The economy would collapse and never recover.
All of America’s well-publicized problems, including obesity,
depression, pollution and corruption are what it costs to create and
sustain a trillion-dollar economy. For the economy to be “healthy”,
America has to remain unhealthy. Healthy, happy people don’t feel like
they need much they don’t already have, and that means they don’t buy a
lot of junk, don’t need to be entertained as much, and they don’t end up
watching a lot of commercials.
The culture of the eight-hour workday is big business’ most powerful
tool for keeping people in this same dissatisfied state where the answer
to every problem is to buy something.
You may have heard of Parkinson’s Law. It is often used in reference
to time usage: the more time you’ve been given to do something, the more
time it will take you to do it. It’s amazing how much you can get done
in twenty minutes if twenty minutes is all you have. But if you have all
afternoon, it would probably take way longer.

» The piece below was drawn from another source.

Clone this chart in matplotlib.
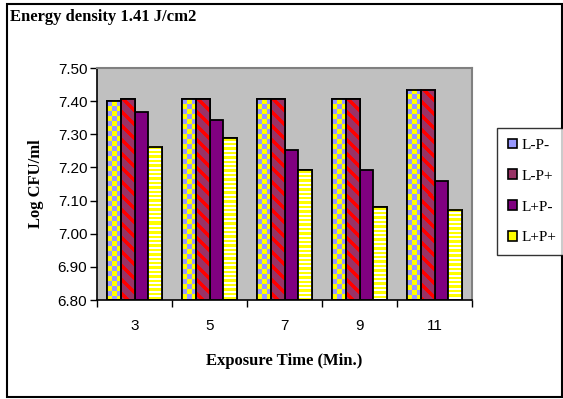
import numpy as np
import matplotlib
matplotlib.use("Agg")
import matplotlib.pyplot as plt
from matplotlib.patches import Patch, Rectangle

# data
times = ["3", "5", "7", "9", "11"]
series = ["L-P-", "L-P+", "L+P-", "L+P+"]
lpm = [7.400, 7.405, 7.405, 7.405, 7.435]
lpp = [7.405, 7.405, 7.405, 7.405, 7.435]
lppm = [7.368, 7.342, 7.252, 7.192, 7.160]
lppp = [7.262, 7.288, 7.192, 7.080, 7.073]
values = [lpm, lpp, lppm, lppp]

ymin, ymax = 6.80, 7.50
yticks = np.arange(6.80, 7.501, 0.10)

base_colors = ["#9999FF", "#993366", "#800080", "#FFFF00"]
kinds = ["checker", "diag", None, "hstripe"]

W, H = 563, 399
fig = plt.figure(figsize=(W / 100, H / 100), dpi=100)
ax_l, ax_r, ax_t, ax_b = 97, 472, 68, 300
ax = fig.add_axes([ax_l / W, 1 - ax_b / H, (ax_r - ax_l) / W, (ax_b - ax_t) / H])
ax.set_facecolor("#C0C0C0")

n = len(times)
ax.set_xlim(-0.5, n - 0.5)
ax.set_ylim(ymin, ymax)
px_x = (ax_r - ax_l) / n          # pixels per category
px_y = (ax_b - ax_t) / (ymax - ymin)  # pixels per unit


def rgb(c):
    return np.array(matplotlib.colors.to_rgb(c))


def texture(kind, wpx, hpx):
    i, j = np.mgrid[0:hpx, 0:wpx]
    if kind == "checker":
        m = ((i // 5 + j // 4.7).astype(int) % 2) == 0
        a, b = rgb("#9999FF"), rgb("#FFFF00")
    elif kind == "diag":
        m = ((j - i) % 14) < 5
        a, b = rgb("#FF0000"), rgb("#993366")
    else:
        m = (i % 4.4) < 2.4
        a, b = rgb("#FFFF00"), rgb("#FFFFFF")
    return np.where(m[..., None], a, b)


w = 0.185
x = np.arange(n)
for k, (vals, col, kind) in enumerate(zip(values, base_colors, kinds)):
    xs = x + (k - 1.5) * w
    ax.bar(xs, np.array(vals) - ymin, width=w, bottom=ymin, color=col,
           edgecolor="black", linewidth=1.3, zorder=2)
    if kind is not None:
        for xc, v in zip(xs, vals):
            wpx = max(int(round(w * px_x)), 1)
            hpx = max(int(round((v - ymin) * px_y)), 1)
            ax.imshow(texture(kind, wpx, hpx), extent=(xc - w / 2, xc + w / 2, ymin, v),
                      origin="upper", aspect="auto", interpolation="nearest", zorder=2.5)
        ax.bar(xs, np.array(vals) - ymin, width=w, bottom=ymin, fill=False,
               edgecolor="black", linewidth=1.3, zorder=3)

ax.set_xlim(-0.5, n - 0.5)
ax.set_ylim(ymin, ymax)

ax.set_xticks(x)
ax.set_xticklabels(times, family="Liberation Sans", fontsize=11)
ax.set_xticks(np.arange(-0.5, n, 1.0), minor=True)
ax.tick_params(axis="x", which="major", length=0, pad=14)
ax.tick_params(axis="x", which="minor", length=5, width=1, direction="out")
ax.set_yticks(yticks)
ax.set_yticklabels(["%.2f" % t for t in yticks], family="Liberation Sans", fontsize=11)
ax.tick_params(axis="y", length=5, width=1, direction="out", pad=2)

for s in ["top", "right"]:
    ax.spines[s].set_color("#808080")
    ax.spines[s].set_linewidth(1.5)
for s in ["left", "bottom"]:
    ax.spines[s].set_color("black")
    ax.spines[s].set_linewidth(1.2)

ax.set_xlabel("Exposure Time (Min.)", family="Liberation Serif", fontweight="bold",
              fontsize=12, labelpad=14)
ax.set_ylabel("Log CFU/ml", family="Liberation Serif", fontweight="bold",
              fontsize=12, labelpad=10)

fig.text(10 / W, 1 - 17 / H, "Energy density 1.41 J/cm2", family="Liberation Serif",
         fontweight="bold", fontsize=12, va="center", ha="left")

handles = [Patch(facecolor=c, edgecolor="black", linewidth=1.2) for c in base_colors]
leg = fig.legend(handles, series, loc="center left",
                 bbox_to_anchor=(497 / W, 1 - 191.5 / H),
                 prop={"family": "Liberation Serif", "size": 11},
                 frameon=True, fancybox=False, edgecolor="black",
                 handlelength=0.6, handleheight=0.6, handletextpad=0.3,
                 labelspacing=1.15, borderpad=0.7, borderaxespad=0)
leg.get_frame().set_linewidth(1.0)

fig.patches.append(Rectangle((7 / W, 2 / H), (562 - 7) / W, 393 / H,
                             transform=fig.transFigure, fill=False,
                             edgecolor="black", linewidth=1.5))

fig.savefig("out.png", dpi=100)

Most of us treat our money this way. The more we make, the more we spend. It’s not that we suddenly
need to buy more just because we make more, only that we
can,
so we do. In fact, it’s quite difficult for us to avoid increasing our
standard of living (or at least our rate of spending) every time we get a
raise.
I don’t think it’s necessary to shun the whole ugly system and go
live in the woods, pretending to be a deaf-mute, as Holden Caulfield
often fantasized. But we could certainly do well to understand what big
commerce really wants us to be. They’ve been working for decades to
create millions of ideal consumers, and they have succeeded. Unless
you’re a real anomaly, your lifestyle has already been designed.
The perfect customer is dissatisfied but hopeful, uninterested in
serious personal development, highly habituated to the television,
working full-time, earning a fair amount, indulging during their free
time, and somehow just getting by.
Is this you?
Two weeks ago I would have said hell no, that’s not me, but if all my
weeks were like this one has been, that might be wishful thinking.